We lie to cover up the crime; cheat to get someone we are not entitled to; steal the time, money and affections of someone else’s spouse; and when things get too hot and heavy, we murder the love of the unfaithful partner for their unsuspecting spouse.

This moral lapse is what Dr. Rozario Slack, director of Urban Initiatives and Fathering Programs at First Things First in Chattanooga, Tenn., calls the number one cause of divorce in the Black community.

“Adultery is ruining more marriages than we know,” he told The Final Call.

It has also ruined Kobe Bryant’s life. It’ll never be the same. He’ll walk with the cloud of this over his head for years to come.

It also ruined his wife’s life. Her public statement is that this is a problem that they will resolve together. But underneath, she is suffering like every other woman who discovers that the man she married has deceived her. Her pain, however, is affirmed every day by media reports around the world.

No one marries someone they think will commit adultery. We are all vulnerable, because we think it can’t happen to us. Sen. Hillary Clinton didn’t think it would happen to her. Jackie Jackson didn’t think it would happen to her. It happens to the best of us and that is part of the problem.

Neither men nor women are immune to the lures of adultery. It masquerades as liberal thinking, free sex and par for the course of adult activity. In the song, “The Best of Me,” rapper Jay-Z sings to Mya, who is ambivalent about getting with him, “Have an affair, act like an adult for once.”

Underneath the cloak of social acceptability for adultery is the massive damage of pain and heartache that often cannot be repaired. Many a divorce court is filled with couples that couldn’t find their way back to love and happiness after an affair.

But good people in good marriages can recover from adultery. As a community, we have a responsibility to help troubled couples stay on the straight and narrow. We know whose husband is spending too much time with someone other than his wife. We know the wife who doesn’t quite get home on time or takes business trips with someone other than her husband.
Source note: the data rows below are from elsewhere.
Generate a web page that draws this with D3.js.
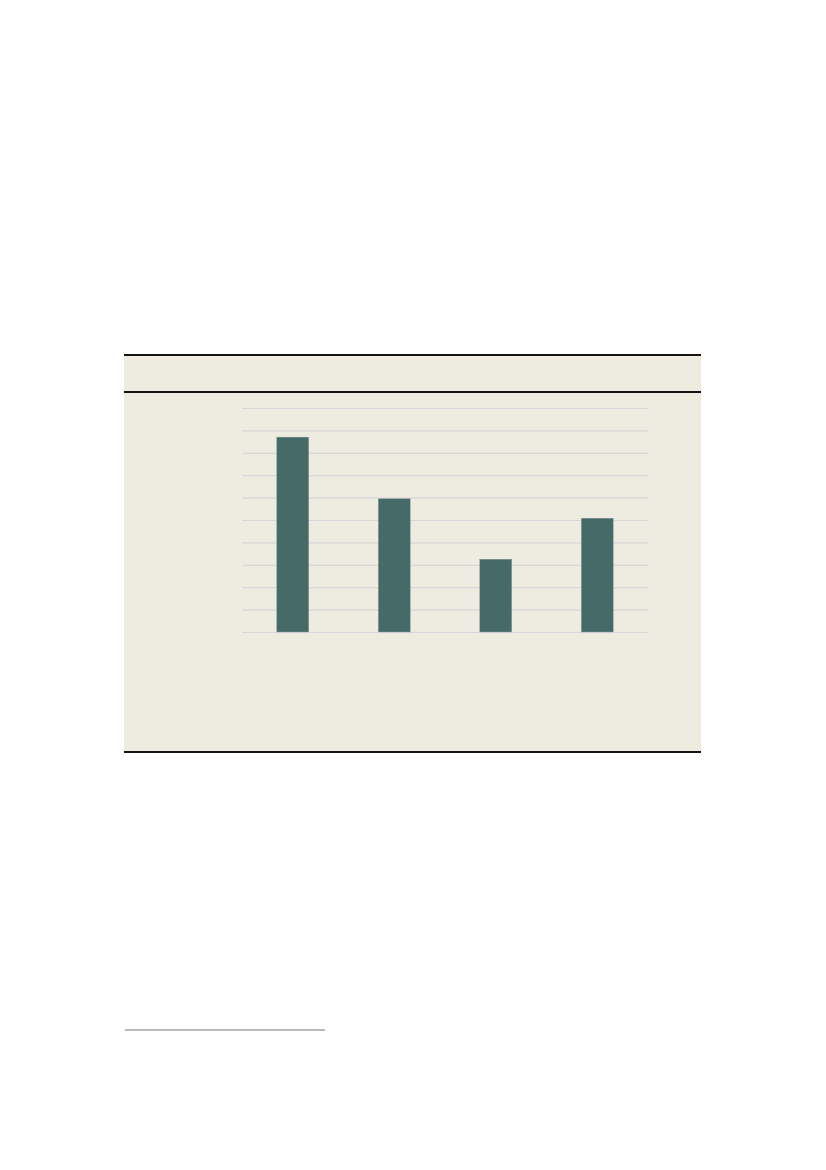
<!DOCTYPE html>
<html lang="en">
<head>
    <meta charset="UTF-8">
    <title>Bar chart</title>
    <script src="https://d3js.org/d3.v7.min.js"></script>
    <style>
        body {
            margin: 0;
            background-color: #ffffff;
        }
        svg {
            display: block;
        }
        .grid line {
            stroke: #d8d6d8;
            stroke-width: 1.2;
        }
        .grid path {
            display: none;
        }
        .bar {
            fill: #466a67;
            stroke: #8fa3a0;
            stroke-width: 0.4;
        }
    </style>
</head>
<body>
    <svg id="chart" width="826" height="1170"></svg>

    <script>
        // Chart data (no labels are printed in the source picture)
        const categories = ["1", "2", "3", "4"];
        const values = [87, 59.5, 32.5, 50.8];
        const yTicks = [0, 10, 20, 30, 40, 50, 60, 70, 80, 90, 100];

        const svg = d3.select("#chart");

        // Panel box
        const panel = { left: 124, right: 701, top: 355, header: 392, bottom: 752 };

        svg.append("rect")
            .attr("x", panel.left)
            .attr("y", panel.top)
            .attr("width", panel.right - panel.left)
            .attr("height", panel.bottom - panel.top)
            .attr("fill", "#eeebe0");

        [panel.top, panel.header, panel.bottom].forEach(y => {
            svg.append("line")
                .attr("x1", panel.left).attr("x2", panel.right)
                .attr("y1", y).attr("y2", y)
                .attr("stroke", "#141414")
                .attr("stroke-width", 2);
        });

        // Plot area
        const plot = { left: 242, right: 648, top: 408, bottom: 632 };

        const x = d3.scaleBand()
            .domain(categories)
            .range([plot.left, plot.right])
            .paddingInner(0.685)
            .paddingOuter(0.3425);

        const y = d3.scaleLinear()
            .domain([0, 100])
            .range([plot.bottom, plot.top]);

        svg.append("g")
            .attr("class", "grid")
            .attr("transform", `translate(${plot.left},0)`)
            .call(d3.axisLeft(y)
                .tickValues(yTicks)
                .tickSize(-(plot.right - plot.left))
                .tickFormat(""));

        svg.selectAll(".bar")
            .data(values)
            .enter()
            .append("rect")
            .attr("class", "bar")
            .attr("x", (d, i) => x(categories[i]))
            .attr("y", d => y(d))
            .attr("width", x.bandwidth())
            .attr("height", d => y(0) - y(d));

        // Footnote separator
        svg.append("line")
            .attr("x1", 125).attr("x2", 325)
            .attr("y1", 1030).attr("y2", 1030)
            .attr("stroke", "#a3a3a3")
            .attr("stroke-width", 1.5);
    </script>
</body>
</html>
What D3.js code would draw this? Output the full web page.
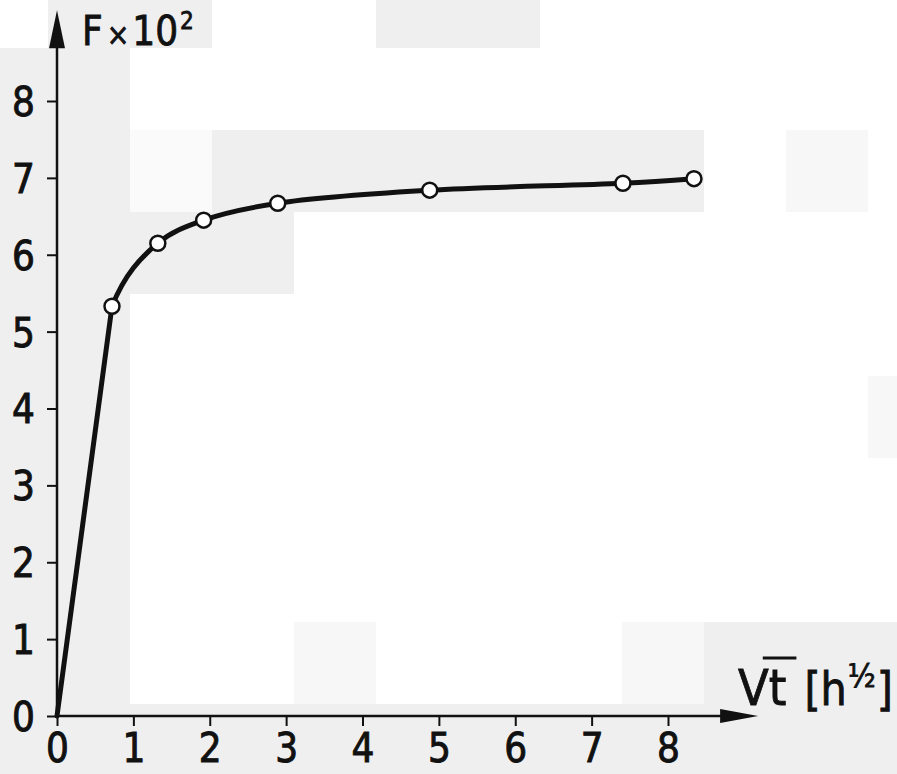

Yet, we are silent co-signers to their behavior.

We also know the people we think are least likely to stray.

Just as it takes a village to raise a child, it also takes a village to create and sustain happy, successful marriages. The eyes of the world are on Kobe Bryant right now, but somewhere in a city or town near you, there are other men and women guilty of the same crime.

We need marriage police to arrest this behavior and bring order back to our marriages.